I've never worked with styrene before. Wondering how to cut it. Can you cut it with a razor blade or does it require a powered saw of some sort. Also, how well does it sand. Will need to cut arches and then sand smooth. Can you use filler on styrene to smooth out the rough areas?

Wondering if if a dense foam board material would work. Maybe cut it out and use filler to cover the raw foam.

After looking at some of the pre made bridges, I am thinking my scale may be off. From the lowest support column to the highest part of my bridge I am looking at approximate. 20". Do you think I should shrink it a little for HO scale?


----------



## sstlaure (Oct 12, 2010)

You can score and snap it with a hobby knife. Pretty sure you can use body filler, etc for smoothing. It sands just fine (I use fine grit to smooth out glued joints - I use a solvent that melts the plastic together rather than gluing - makes for an undetectable joint once sanded.)

You could always make it out of wood or foam board then coat with a layer of plaster and sand smooth as well.


----------



## NIMT (Jan 6, 2011)

If you want to make it look like the picture, you need to make a mold.
you would only need to make one side of it. The other side is the same.
The shape of the bridge done in styrene would be to exact.
Styrene is structural shaped plastic, like I beams and that when glued together look just like steel.
Your going to spend a lot of time carving a mold to do a one off production, some times it's best to get it close and call it good.
You said you worked with maple, build the skeleton out of maple and form the rest on to the skeleton. with either clay or plaster. 
You could carve it out of clay.


----------



## JohnnyB (Jan 16, 2011)

Yes, I am leaning towards building the base of the structure out of wood and adding details with an alternate material such as plaster, balsawood or similar material. As an alternate to the expensive maple, I can use light weight MDF.

How about the scale. As mentioned above I am looking at 20" from the lowest to highest part of the bridge. Do you think I should shrink it down a little for HO scale?


----------



## sstlaure (Oct 12, 2010)

That's a tall bridge - you could get close to the same effect shrinking it down a little, but if you've got room for the elevation - go for it.
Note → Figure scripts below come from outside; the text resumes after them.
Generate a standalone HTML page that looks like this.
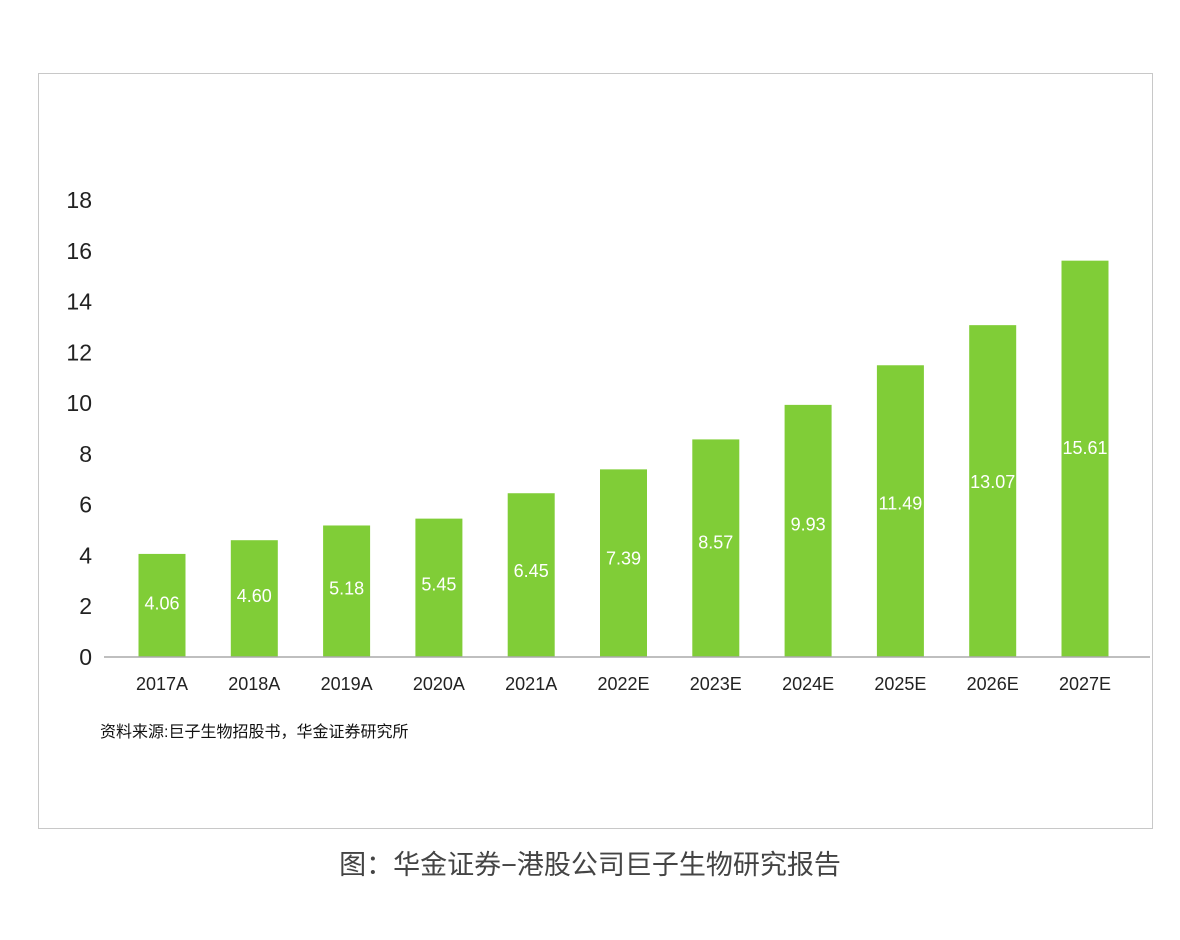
<!DOCTYPE html>
<html><head><meta charset="utf-8"><style>
body{margin:0;background:#fff;width:1180px;height:940px;overflow:hidden;font-family:"Liberation Sans","Noto Sans CJK SC",sans-serif;}
#frame{position:absolute;left:38px;top:73px;width:1113px;height:754px;border:1px solid #c8c8c8;}
#cap{position:absolute;left:0;width:1180px;top:843px;text-align:center;font-size:27px;color:#444;}
</style></head><body>
<div id="frame"></div>
<svg id="chart" width="1180" height="940" style="position:absolute;left:0;top:0"></svg>
<div id="cap">图：华金证券−港股公司巨子生物研究报告</div>
<script>
const categories=["2017A","2018A","2019A","2020A","2021A","2022E","2023E","2024E","2025E","2026E","2027E"];
const values=[4.06,4.60,5.18,5.45,6.45,7.39,8.57,9.93,11.49,13.07,15.61];
const yTicks=[0,2,4,6,8,10,12,14,16,18];
const NS="http://www.w3.org/2000/svg";
const svg=document.getElementById('chart');
const y0=657,yPer=25.39;
const yS=v=>y0-v*yPer;
const xS=i=>162+i*92.3;
function mk(t,a,txt){const e=document.createElementNS(NS,t);for(const k in a)e.setAttribute(k,a[k]);if(txt!==undefined)e.textContent=txt;svg.appendChild(e);return e;}
yTicks.forEach(t=>{
 const e=mk('text',{x:92,y:yS(t)+8,'text-anchor':'end','font-size':23,fill:'#222'},t);
 
 
});
values.forEach((v,i)=>{
 const b=mk('rect',{x:xS(i)-23.5,y:yS(v),width:47,height:v*yPer,fill:'#80cd37'});
 
 
 const l=mk('text',{x:xS(i),y:y0-v*yPer*0.53+7,'text-anchor':'middle','font-size':18,fill:'#fff'},v.toFixed(2));
 
 
 const c=mk('text',{x:xS(i),y:690,'text-anchor':'middle','font-size':18,fill:'#222'},categories[i]);
 
 
});
const ax=mk('line',{x1:104,x2:1150,y1:y0,y2:y0,stroke:'#aaa','stroke-width':1.5});


const s=mk('text',{x:100,y:737,'font-size':16,fill:'#111'},'资料来源:巨子生物招股书，华金证券研究所');


</script>
</body></html>
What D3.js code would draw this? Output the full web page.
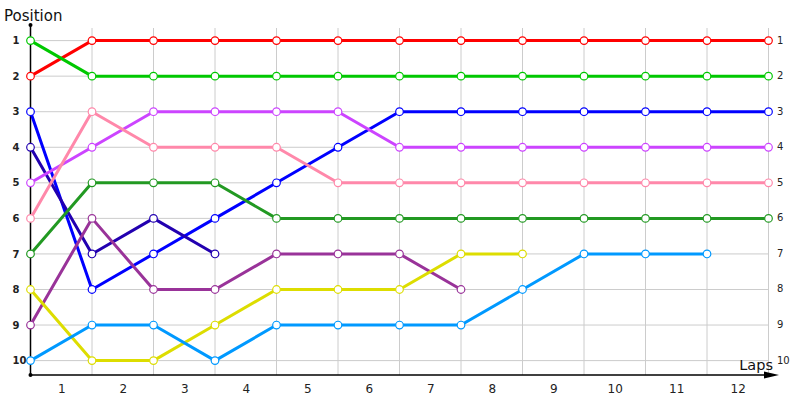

That will be one nice structure when you're done - a real showpiece. 

Looking at the picture again - if it's 20" high it will probably be at least 5-6 feet long for the proportions to be correct. That's a lot of real estate.


----------



## JohnnyB (Jan 16, 2011)

Yes, I have it at 20" tall and a little over 6 feet long.


----------



## sstlaure (Oct 12, 2010)

That's a Kick-a__ bridge if you've got the space....very cool.


----------



## JohnnyB (Jan 16, 2011)

I plan on building one side of the main structure this weekend. I will post up progress pictures in this thread.

It will be set up against a wall, so I only need to fully detail one side, which will save a lot of time.


----------